The M&A market was nothing less than ebullient: 138 transactions were closed, for a total 2.7bn Euros, in France in 2007, up from 128 in 2006 for 1.3bn Euros. Out of these 138 operations, 95 involved IT Services companies (v. 43 ISVs). Interestingly enough the average transaction amount raised to 12,4m Euros with several transactions — barring the Business Objects mega-deal — flying over 100m. In fact, large LBO funds were chasing more deals in 2007 than in 2006, 18 compared to just 6 the previous year, seeking new areas to deploy cash, if in smaller chunks.
Even though multiples today compared to the ones for the same period last year are a tad lower: the average decrease in sales multiple is at -17.8% (though being close to 1x in applied technology and to 1.5x software publishing), in EBITDA multiple at -11.3% (still over 6x), and in EBIT multiple at -6.2% (still over 8x), the trend is a solid one, at least in the mid-term horizon.
Several factors may help understand why.
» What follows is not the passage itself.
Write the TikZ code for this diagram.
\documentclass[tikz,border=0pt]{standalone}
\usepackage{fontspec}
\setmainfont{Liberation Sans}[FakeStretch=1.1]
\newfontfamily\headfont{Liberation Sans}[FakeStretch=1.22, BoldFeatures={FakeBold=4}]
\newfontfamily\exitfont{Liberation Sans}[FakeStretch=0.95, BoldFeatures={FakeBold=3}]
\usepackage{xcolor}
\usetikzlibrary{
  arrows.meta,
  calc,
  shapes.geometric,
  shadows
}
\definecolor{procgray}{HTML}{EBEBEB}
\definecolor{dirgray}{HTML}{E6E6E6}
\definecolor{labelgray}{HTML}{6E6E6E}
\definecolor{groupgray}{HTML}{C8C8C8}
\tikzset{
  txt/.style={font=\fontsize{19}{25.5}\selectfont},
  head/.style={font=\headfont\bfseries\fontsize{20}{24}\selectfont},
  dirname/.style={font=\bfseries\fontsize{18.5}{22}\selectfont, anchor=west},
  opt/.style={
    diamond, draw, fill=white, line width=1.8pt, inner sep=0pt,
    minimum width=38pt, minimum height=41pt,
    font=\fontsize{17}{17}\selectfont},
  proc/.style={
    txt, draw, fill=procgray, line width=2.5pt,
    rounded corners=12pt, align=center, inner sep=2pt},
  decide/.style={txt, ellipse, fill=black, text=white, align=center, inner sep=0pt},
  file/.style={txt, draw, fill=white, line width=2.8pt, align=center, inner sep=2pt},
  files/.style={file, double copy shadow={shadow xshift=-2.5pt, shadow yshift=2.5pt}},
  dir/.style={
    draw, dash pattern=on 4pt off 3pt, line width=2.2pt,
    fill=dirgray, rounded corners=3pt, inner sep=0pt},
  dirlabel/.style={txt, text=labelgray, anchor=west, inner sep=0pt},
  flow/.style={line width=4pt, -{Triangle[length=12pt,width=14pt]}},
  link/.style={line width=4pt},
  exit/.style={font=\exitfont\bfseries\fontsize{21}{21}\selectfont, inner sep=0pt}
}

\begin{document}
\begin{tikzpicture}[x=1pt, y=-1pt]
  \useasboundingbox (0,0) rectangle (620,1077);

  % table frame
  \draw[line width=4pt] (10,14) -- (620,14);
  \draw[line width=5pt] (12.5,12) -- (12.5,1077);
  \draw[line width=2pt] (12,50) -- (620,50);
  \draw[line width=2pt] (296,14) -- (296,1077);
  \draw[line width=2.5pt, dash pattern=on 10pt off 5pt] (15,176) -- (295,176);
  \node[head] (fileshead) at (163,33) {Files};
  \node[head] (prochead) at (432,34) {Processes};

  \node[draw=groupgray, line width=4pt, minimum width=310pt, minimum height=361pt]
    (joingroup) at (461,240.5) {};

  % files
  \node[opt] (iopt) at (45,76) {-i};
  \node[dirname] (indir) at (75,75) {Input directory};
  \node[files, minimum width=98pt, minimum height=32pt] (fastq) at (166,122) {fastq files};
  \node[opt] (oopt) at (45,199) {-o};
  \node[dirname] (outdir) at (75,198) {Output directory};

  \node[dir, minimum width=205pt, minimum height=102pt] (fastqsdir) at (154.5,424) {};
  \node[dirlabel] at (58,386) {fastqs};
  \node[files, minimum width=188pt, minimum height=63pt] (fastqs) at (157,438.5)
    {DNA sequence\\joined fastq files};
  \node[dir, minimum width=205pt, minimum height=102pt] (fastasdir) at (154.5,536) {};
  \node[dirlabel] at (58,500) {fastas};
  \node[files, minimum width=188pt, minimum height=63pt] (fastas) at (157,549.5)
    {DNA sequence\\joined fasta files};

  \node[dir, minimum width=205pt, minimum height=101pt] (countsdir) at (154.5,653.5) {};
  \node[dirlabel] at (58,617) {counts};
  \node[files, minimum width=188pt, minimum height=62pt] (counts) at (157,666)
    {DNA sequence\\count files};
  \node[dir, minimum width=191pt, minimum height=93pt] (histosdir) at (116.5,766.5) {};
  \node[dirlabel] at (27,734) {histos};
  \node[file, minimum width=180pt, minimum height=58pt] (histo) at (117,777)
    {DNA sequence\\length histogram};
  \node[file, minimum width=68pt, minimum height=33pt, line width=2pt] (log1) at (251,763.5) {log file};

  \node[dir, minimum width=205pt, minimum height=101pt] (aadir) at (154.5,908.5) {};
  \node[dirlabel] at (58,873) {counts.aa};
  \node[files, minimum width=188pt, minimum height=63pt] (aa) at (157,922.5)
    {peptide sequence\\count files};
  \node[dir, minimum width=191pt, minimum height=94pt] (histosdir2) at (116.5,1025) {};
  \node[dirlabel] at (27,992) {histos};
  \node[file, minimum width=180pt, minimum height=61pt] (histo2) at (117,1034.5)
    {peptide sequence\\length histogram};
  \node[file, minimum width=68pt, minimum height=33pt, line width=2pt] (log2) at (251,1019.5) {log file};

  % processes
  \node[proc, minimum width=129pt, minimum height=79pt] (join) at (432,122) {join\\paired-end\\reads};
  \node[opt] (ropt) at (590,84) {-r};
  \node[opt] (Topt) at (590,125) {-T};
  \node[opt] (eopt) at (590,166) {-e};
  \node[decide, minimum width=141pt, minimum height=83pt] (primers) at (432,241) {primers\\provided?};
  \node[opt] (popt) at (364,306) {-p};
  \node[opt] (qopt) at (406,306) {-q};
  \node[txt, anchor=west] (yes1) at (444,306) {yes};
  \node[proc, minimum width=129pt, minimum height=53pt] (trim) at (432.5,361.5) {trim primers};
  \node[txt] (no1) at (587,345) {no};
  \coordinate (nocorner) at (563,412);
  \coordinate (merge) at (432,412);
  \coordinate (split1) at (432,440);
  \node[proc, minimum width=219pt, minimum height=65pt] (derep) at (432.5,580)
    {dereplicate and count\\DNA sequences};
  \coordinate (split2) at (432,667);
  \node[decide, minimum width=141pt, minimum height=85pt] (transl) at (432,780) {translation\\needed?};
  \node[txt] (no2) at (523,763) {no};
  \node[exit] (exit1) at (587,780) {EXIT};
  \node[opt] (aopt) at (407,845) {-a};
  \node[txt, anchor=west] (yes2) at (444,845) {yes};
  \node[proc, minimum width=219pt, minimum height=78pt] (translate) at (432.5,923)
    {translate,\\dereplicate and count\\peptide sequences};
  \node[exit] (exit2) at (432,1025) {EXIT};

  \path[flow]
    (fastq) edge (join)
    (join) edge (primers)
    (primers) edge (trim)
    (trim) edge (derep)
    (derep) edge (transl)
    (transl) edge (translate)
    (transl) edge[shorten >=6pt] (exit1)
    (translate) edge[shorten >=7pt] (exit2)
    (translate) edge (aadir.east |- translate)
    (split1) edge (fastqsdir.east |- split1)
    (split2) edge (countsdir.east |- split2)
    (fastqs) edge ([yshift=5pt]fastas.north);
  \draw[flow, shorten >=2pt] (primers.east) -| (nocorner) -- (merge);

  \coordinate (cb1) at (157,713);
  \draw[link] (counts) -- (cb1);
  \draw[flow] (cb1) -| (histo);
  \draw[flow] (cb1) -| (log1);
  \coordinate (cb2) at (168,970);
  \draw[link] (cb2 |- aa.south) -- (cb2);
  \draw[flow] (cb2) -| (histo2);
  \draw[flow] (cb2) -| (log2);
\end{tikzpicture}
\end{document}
On the one hand, public markets are in a shambles. Even though most if not all the major IT Services companies posted increases in revenues and profits for the first half-year 2008, up from an already good 2007, their stock stays undervalued on Euronext, with smallish volumes exchanged, and little interest from institutional investors.
The IT Services sector, however, is driven by a combination of growth trends. The biodiversity of interested suitors and potential acquirers of IT Services and, to a lesser extent, software companies, in France has in fact recently expanded. Indian software and services behemoths are no longer satisfied with playing the role of the benign outsourcing facility provider: the shrewd ones are deploying more aggressive financial strategies. Large LBO funds are also moving in, on the look for new mid-size deals as the skimming of large and very large operations is nearly exhaustive. Even telcos, in a somewhat surprising reversal of strategy, deems it worthwhile to step forward in the M&A arena: the acquisition of Telindus by Belgacom, of Silicomp and Diwan Group by France Telecom being cases in point.
Consolidation is actively pursued in an industry driven by clients restricting the number of their trusted systems and software providers. Hence these cost-reduction strategies combined with the impact of an increasing regulation create a new requirement for large IT providers in France to become even larger. Finally as many in the current crop of established IT Services players were started in the seventies and early eighties, some of their ageing founders now feel ready to cash out and organize their retirement. This is indeed a growing source of MBO and build-up operations.
So, bafflement set aside, it may be time to revisit the Software and IT Services segment in France and, of course, enjoy a healthy glass of red wine.